Just going through some search results for "kota surakarta":

  • The first image matches on "depicts" (see in the "structured data" tab), title, category, caption (because the user's interface language for this search is English), and page text
  • The second image matches title, category name, and the title of a redirect to the file
  • The third image matches title, category name, and page text
  • The fourth image matches the search term and a synonym in the title, search term and a synonym in category names, and the page text
  • The first obviously wrong image we can see is File:Solar_Solo.jpg - this matches a synonym ("solo") on the title, category and redirect
  • Similarly the chainsaw image File:Solo-645.jpg matches a synonym on title and category

Adding synonym searching has massively improved our search "recall" (the amount of results returned) for non-English languages, especially less widely-spoken ones - before we introduced it when you searched for (for example) "íaltog" you got very few results, but now the search system knows that "íaltog" is the Irish for "bat", and so can return images with "bat" in the title, or in the category "bats". It may be that synonym searching has reduced our "precision" (meaning the proportion of the total results that are good matches), and the data we have used to build our model is insufficient to show that up. We can try and gather more data, and experiment with different weights for synonyms - any more examples like this that you might have will be very helpful, but please keep in mind that we're balancing making things better for some use cases against making them worse for others.

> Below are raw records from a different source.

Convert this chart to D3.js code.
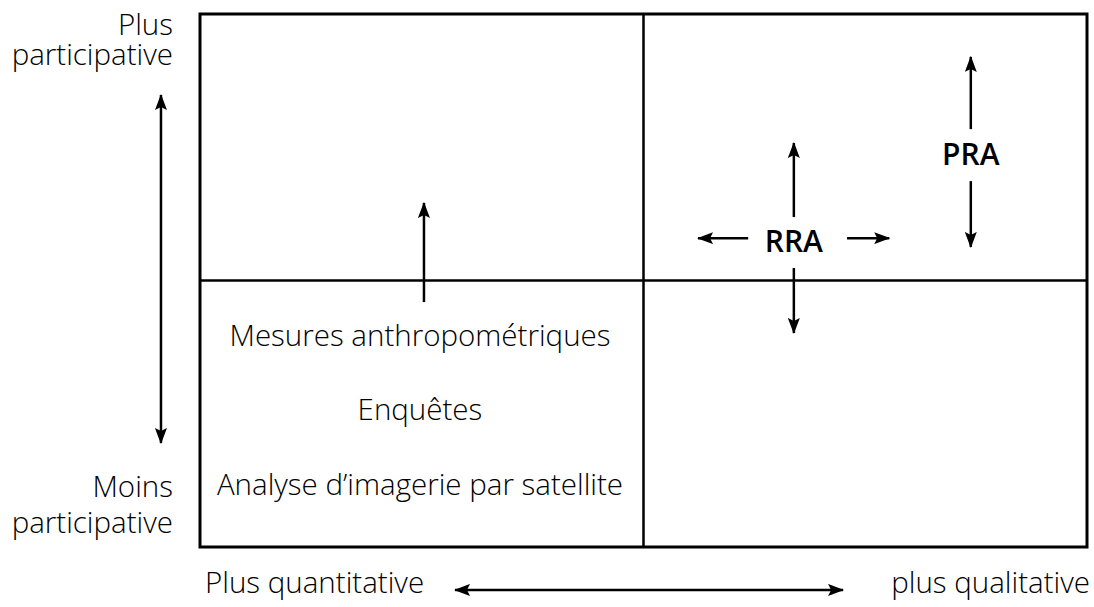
<!DOCTYPE html>
<meta charset="utf-8">
<script src="https://cdn.jsdelivr.net/npm/d3@7"></script>
<style>
  body { margin: 0; background: #fff; }
  text { font-family: "Open Sans", sans-serif; fill: #000; }
</style>
<svg></svg>
<script>
    // quadrant coordinates: x 0..2 (quantitative -> qualitative), y 0..2 (less -> more participative)
    var arrows = [
        { x1: -0.088, y1: 0.390, x2: -0.088, y2: 1.696, both: true },
        { x1: 0.575, y1: -0.161, x2: 1.450, y2: -0.161, both: true },
        { x1: 0.505, y1: 0.919, x2: 0.505, y2: 1.291 },
        { x1: 1.339, y1: 1.238, x2: 1.339, y2: 1.516 },
        { x1: 1.339, y1: 1.047, x2: 1.339, y2: 0.803 },
        { x1: 1.236, y1: 1.159, x2: 1.123, y2: 1.159 },
        { x1: 1.459, y1: 1.159, x2: 1.554, y2: 1.159 },
        { x1: 1.738, y1: 1.568, x2: 1.738, y2: 1.839 },
        { x1: 1.738, y1: 1.373, x2: 1.738, y2: 1.126 }
    ];
    var methods = ['Mesures anthropométriques', 'Enquêtes', "Analyse d’imagerie par satellite"];
    var methodY = [0.754, 0.477, 0.195];
    var approaches = [{ name: 'RRA', x: 1.339, y: 1.107 }, { name: 'PRA', x: 1.738, y: 1.433 }];

    var svg = d3.select('svg').attr('width', 1094).attr('height', 607);
    var x = d3.scaleLinear().domain([0, 2]).range([200, 1087]);
    var y = d3.scaleLinear().domain([0, 2]).range([547, 14]);

    var defs = svg.append('defs');
    ['end', 'start'].forEach(function (k) {
        defs.append('marker')
            .attr('id', 'head-' + k)
            .attr('viewBox', '0 -6 16 12')
            .attr('refX', 15).attr('refY', 0)
            .attr('markerWidth', 16).attr('markerHeight', 12)
            .attr('markerUnits', 'userSpaceOnUse')
            .attr('orient', k == 'end' ? 'auto' : 'auto-start-reverse')
            .append('path')
            .attr('d', 'M0,-6 L16,0 L0,6 L3,0 Z')
            .attr('fill', '#000');
    });

    // box and quadrant lines
    svg.append('rect')
        .attr('x', x(0)).attr('y', y(2))
        .attr('width', x(2) - x(0)).attr('height', y(0) - y(2))
        .attr('fill', 'none').attr('stroke', '#000').attr('stroke-width', 3);
    svg.append('line')
        .attr('x1', x(1)).attr('x2', x(1)).attr('y1', y(0)).attr('y2', y(2))
        .attr('stroke', '#000').attr('stroke-width', 2.5);
    svg.append('line')
        .attr('x1', x(0)).attr('x2', x(2)).attr('y1', y(1)).attr('y2', y(1))
        .attr('stroke', '#000').attr('stroke-width', 2.5);

    svg.selectAll('.arrow').data(arrows).enter().append('line')
        .attr('class', 'arrow')
        .attr('x1', d => x(d.x1)).attr('y1', d => y(d.y1))
        .attr('x2', d => x(d.x2)).attr('y2', d => y(d.y2))
        .attr('stroke', '#000').attr('stroke-width', 2.5)
        .attr('marker-end', 'url(#head-end)')
        .attr('marker-start', d => d.both ? 'url(#head-start)' : null);

    svg.selectAll('.method').data(methods).enter().append('text')
        .attr('class', 'method')
        .attr('x', x(0.496)).attr('y', (d, i) => y(methodY[i]))
        .attr('text-anchor', 'middle')
        .style('font-size', '29.5px').style('font-weight', 300)
        .text(d => d);

    svg.selectAll('.approach').data(approaches).enter().append('text')
        .attr('class', 'approach')
        .attr('x', d => x(d.x)).attr('y', d => y(d.y))
        .attr('text-anchor', 'middle')
        .style('font-size', '30px').style('font-weight', 600)
        .text(d => d.name);

    // axis labels
    var axisLabels = [
        { t: 'Plus', x: 173, y: 35, a: 'end' },
        { t: 'participative', x: 173, y: 65, a: 'end' },
        { t: 'Moins', x: 173, y: 497, a: 'end' },
        { t: 'participative', x: 173, y: 533, a: 'end' },
        { t: 'Plus quantitative', x: 205, y: 593, a: 'start' },
        { t: 'plus qualitative', x: 1090, y: 593, a: 'end' }
    ];
    svg.selectAll('.axlab').data(axisLabels).enter().append('text')
        .attr('class', 'axlab')
        .attr('x', d => d.x).attr('y', d => d.y)
        .attr('text-anchor', d => d.a)
        .style('font-size', '29.5px').style('font-weight', 300)
        .text(d => d.t);
</script>
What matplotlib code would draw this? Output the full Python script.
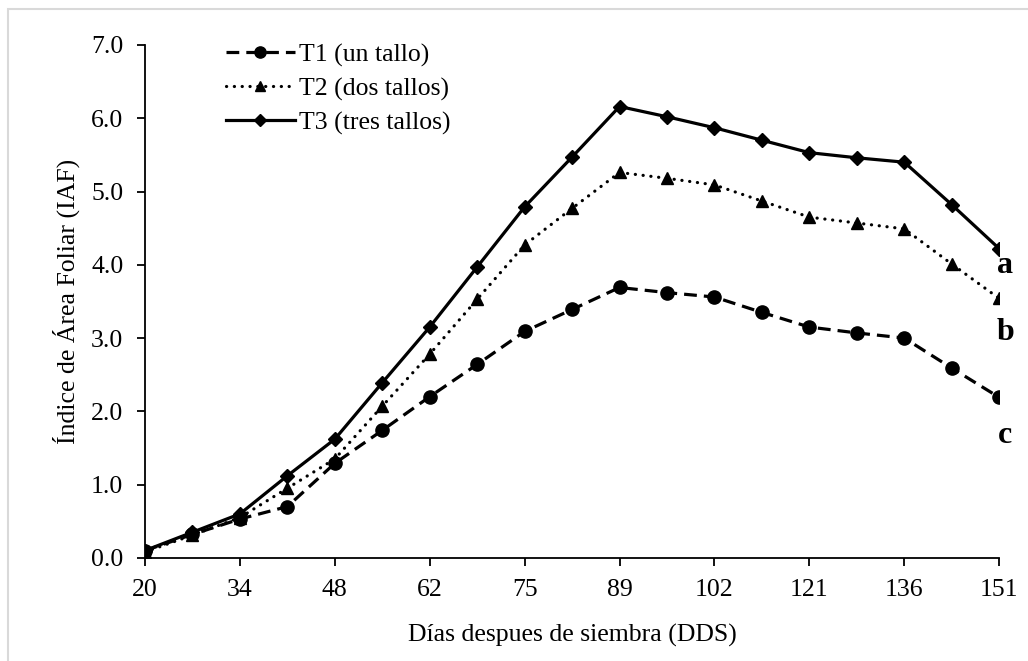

In the meantime, we also have recently imported a large new dataset based on links between Wikidata and Commons images that we hope will improve our precision. Mind that it won't necessarily exclude the "bad" images you have found, but it should ensure that better images appear sooner in the list of results. We're hoping to start using this new dataset in Media Search within the next couple of weeks.

P.S. We haven't found that whether an image is used on-wiki is a good signal for scoring how good a match an image is. A good illustration of why it hasn't turned out to be useful as a primary search signal is this file - it's used in lots of pages, including the Albert Einstein and Arthur Eddington pages on many wikis, but is not a good match for a search for "Albert Einstein" or "Arthur Eddington". It might turn out to be useful as a secondary signal in the same way that the templates are, but we haven't evaluated that so far.

As you seem to have discovered, a lone "Solo" was an English alias.
You have since removed it, but it is still in the synonyms cache (for 1 day, so this should no longer be an issue tomorrow)
After the cache clears (and assuming aliases on Wikidata remain what they are now), "solo city" (as exact phrase match) is going to be the synonym that'll be used.

Thanks for the detailed explanation, Sannita. And yes, matthias, I didn't find an immediate change yesterday, so I checked again today, and the result is way better now. Feel free to close this.